The shutdown will affect a dozen workers living on the property, who will have to find new jobs and homes for their families. Paul Cohen, executive director of Legal Aid of Marin, says there’s a federal act that should provide financial help for the workers.

"These are innocent parties who are going to be displaced, and they are going to be able to seek benefits under the act," Cohen said.

Cohen worked on a similar case years ago when BART expanded into Millbrae, displacing 200 families.

Lunny told the Journal he will have to dump thousands of oysters in Drakes Estero into a landfill. "This is all pretty tragic for West Marin," he said.

The farm's closure should prove to be the end of a long-running dispute that for some became a proxy battle pitting the federal government and environmentalists against those defending property rights.

At issue in the case was the conflict between Lunny’s decade-old campaign to win an extension to the oyster company’s lease and National Park Service plans to designate Drakes Estero, the operation’s site, as wilderness.

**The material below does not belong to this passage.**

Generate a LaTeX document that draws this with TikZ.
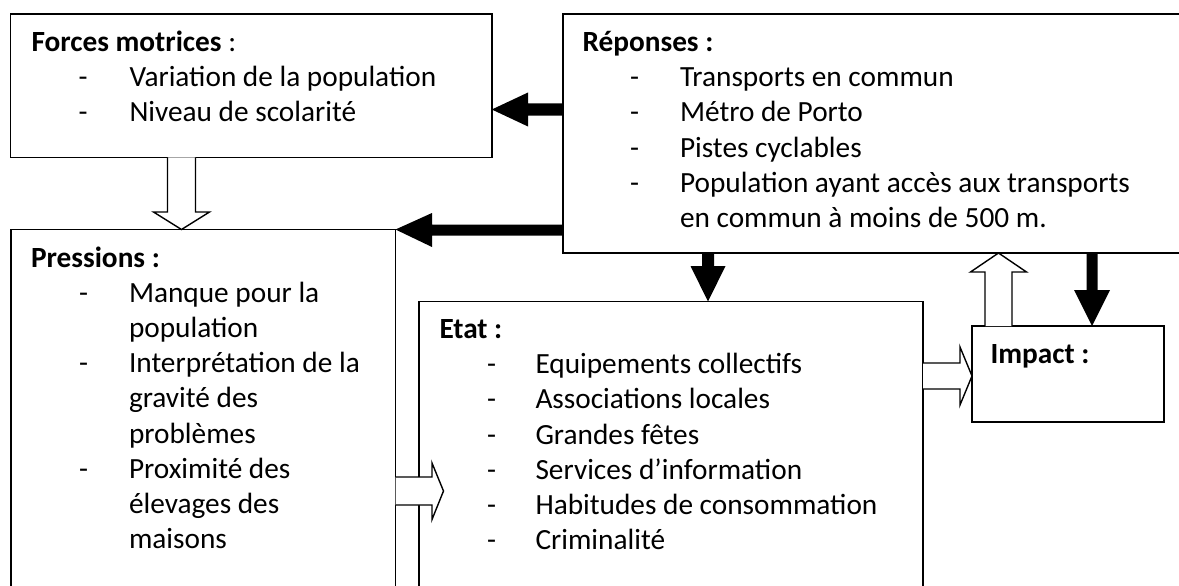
\documentclass[tikz,border=0pt]{standalone}
\usepackage{fontspec}
\setmainfont{Carlito}
\begin{document}
\begin{tikzpicture}[x=1pt,y=-1pt,
  box/.style={draw, line width=1.4pt, anchor=north west, inner sep=0pt, outer sep=0pt},
  txt/.style={anchor=base west, inner sep=0pt, outer sep=0pt, font=\fontsize{29.3}{35}\selectfont},
  openarr/.style={draw, fill=white, line width=1.4pt, line join=miter},
  solidarr/.style={fill=black}]
\useasboundingbox (0,0) rectangle (1179,586);
\clip (0,0) rectangle (1179,586);
\fill[white] (0,0) rectangle (1179,586);

% boxes
\node[box, minimum width=481.1pt, minimum height=143.3pt] (forces) at (10.7,14) {};
\node[box, minimum width=640pt, minimum height=239pt] (rep) at (563,14) {};
\node[box, minimum width=384.5pt, minimum height=380pt] (pres) at (11,229.5) {};
\node[box, minimum width=504pt, minimum height=300pt] (etat) at (419,301.5) {};
\node[box, minimum width=192pt, minimum height=96pt] (impact) at (972,326) {};

% open block arrows
\filldraw[openarr] (forces.south -| 167.5,0) -- (167.5,212) -- (153.5,212) -- (pres.north -| 181.5,0) -- (209.5,212) -- (195.5,212) -- (forces.south -| 195.5,0);
\filldraw[openarr] (pres.east |- 0,477) -- (432,477) -- (432,463) -- (443.5,491) -- (432,519.5) -- (432,505) -- (pres.east |- 0,505);
\filldraw[openarr] (etat.east |- 0,363) -- (960,363) -- (960,347) -- (impact.west |- 0,376) -- (960,405) -- (960,389) -- (etat.east |- 0,389);
\filldraw[openarr] (impact.north -| 985,0) -- (985,272) -- (970.5,272) -- (rep.south -| 998.5,0) -- (1026.5,272) -- (1012,272) -- (impact.north -| 1012,0);

% solid block arrows
\fill[solidarr] (rep.west |- 0,103.5) -- (528,103.5) -- (528,92.5) -- (forces.east |- 0,109.5) -- (528,126.5) -- (528,115.5) -- (rep.west |- 0,115.5) -- cycle;
\fill[solidarr] (rep.west |- 0,224.5) -- (432,224.5) -- (432,213) -- (pres.north east) -- (432,247) -- (432,235.5) -- (rep.west |- 0,235.5) -- cycle;
\fill[solidarr] (rep.south -| 702,0) -- (702,266) -- (690.5,266) -- (etat.north -| 708,0) -- (725.5,266) -- (714,266) -- (rep.south -| 714,0) -- cycle;
\fill[solidarr] (rep.south -| 1086.5,0) -- (1086.5,290) -- (1074,290) -- (impact.north -| 1092,0) -- (1110,290) -- (1097.5,290) -- (rep.south -| 1097.5,0) -- cycle;

% Forces motrices
\node[txt] (fh) at (31.5,51.5) {\textbf{Forces motrices} :};
\node[txt] (fd1) at (78.5,86.7) {-};
\node[txt] (f1) at (129.5,86.7) {Variation de la population};
\node[txt] (fd2) at (78.5,121.9) {-};
\node[txt] (f2) at (129.5,121.9) {Niveau de scolarité};

% Reponses
\node[txt] (rh) at (582.5,51.5) {\textbf{Réponses :}};
\node[txt] (rd1) at (630,86.7) {-};
\node[txt] (r1) at (680,86.7) {Transports en commun};
\node[txt] (rd2) at (630,121.9) {-};
\node[txt] (r2) at (680,121.9) {Métro de Porto};
\node[txt] (rd3) at (630,157.1) {-};
\node[txt] (r3) at (680,157.1) {Pistes cyclables};
\node[txt] (rd4) at (630,192.3) {-};
\node[txt] (r4) at (680,192.3) {Population ayant accès aux transports};
\node[txt] (r5) at (680,227.5) {en commun à moins de 500 m.};

% Pressions
\node[txt] (ph) at (31,267) {\textbf{Pressions :}};
\node[txt] (pd1) at (79,302.2) {-};
\node[txt] (p1) at (129,302.2) {Manque pour la};
\node[txt] (p2) at (129,337.4) {population};
\node[txt] (pd3) at (79,372.6) {-};
\node[txt] (p3) at (129,372.6) {Interprétation de la};
\node[txt] (p4) at (129,407.8) {gravité des};
\node[txt] (p5) at (129,443) {problèmes};
\node[txt] (pd6) at (79,478.2) {-};
\node[txt] (p6) at (129,478.2) {Proximité des};
\node[txt] (p7) at (129,513.4) {élevages des};
\node[txt] (p8) at (129,548.6) {maisons};

% Etat
\node[txt] (eh) at (439.5,338.5) {\textbf{Etat :}};
\node[txt] (ed1) at (487,373.7) {-};
\node[txt] (e1) at (535.5,373.7) {Equipements collectifs};
\node[txt] (ed2) at (487,408.9) {-};
\node[txt] (e2) at (535.5,408.9) {Associations locales};
\node[txt] (ed3) at (487,444.1) {-};
\node[txt] (e3) at (535.5,444.1) {Grandes fêtes};
\node[txt] (ed4) at (487,479.3) {-};
\node[txt] (e4) at (535.5,479.3) {Services d’information};
\node[txt] (ed5) at (487,514.5) {-};
\node[txt] (e5) at (535.5,514.5) {Habitudes de consommation};
\node[txt] (ed6) at (487,549.7) {-};
\node[txt] (e6) at (535.5,549.7) {Criminalité};

% Impact
\node[txt] (ih) at (990.5,363) {\textbf{Impact :}};
\end{tikzpicture}
\end{document}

Lunny long maintained that the park service not only could but should extend the 40-year “reservation of use and occupancy” first granted in 1972 when the government bought the property from the operation’s previous owner. The National Park Service, operating under provisions of the 1976 Point Reyes Wilderness Act, informed Lunny in 2005 of its intention not to extend the lease beyond its expiration date in 2012.

One of Lunny’s chief allies, Sen. Dianne Feinstein, lobbied for an extension of the lease and in 2009 managed to win approval of legislation authorizing the secretary of the Interior to grant a 10-year extension to the Drakes Bay Oyster Co. After a long review process marked by charges that the National Park Service had manipulated data to show the oyster farm was harmful to the environment, Interior Secretary Ken Salazar declined to extend the lease.

Among the reasons: Salazar cited the government’s original agreement to purchase the oyster farm’s property, Park Service policy limiting commercial operations in national parks and wilderness areas and the requirements of the 1976 Point Reyes law. He also acknowledged the scientific uncertainty over the oyster operation’s environmental and recreational impacts, but said he believed studies backed the view that letting the lease expire “would result in long-term beneficial impacts to the Estero’s natural environment.”

The case caused a split between environmental groups that support wilderness restoration at Point Reyes and leaders of the sustainable food movement, who praised Drakes Bay as a model operation. Both sides submitted “friend of the court” briefs during the Drakes Bay appeal.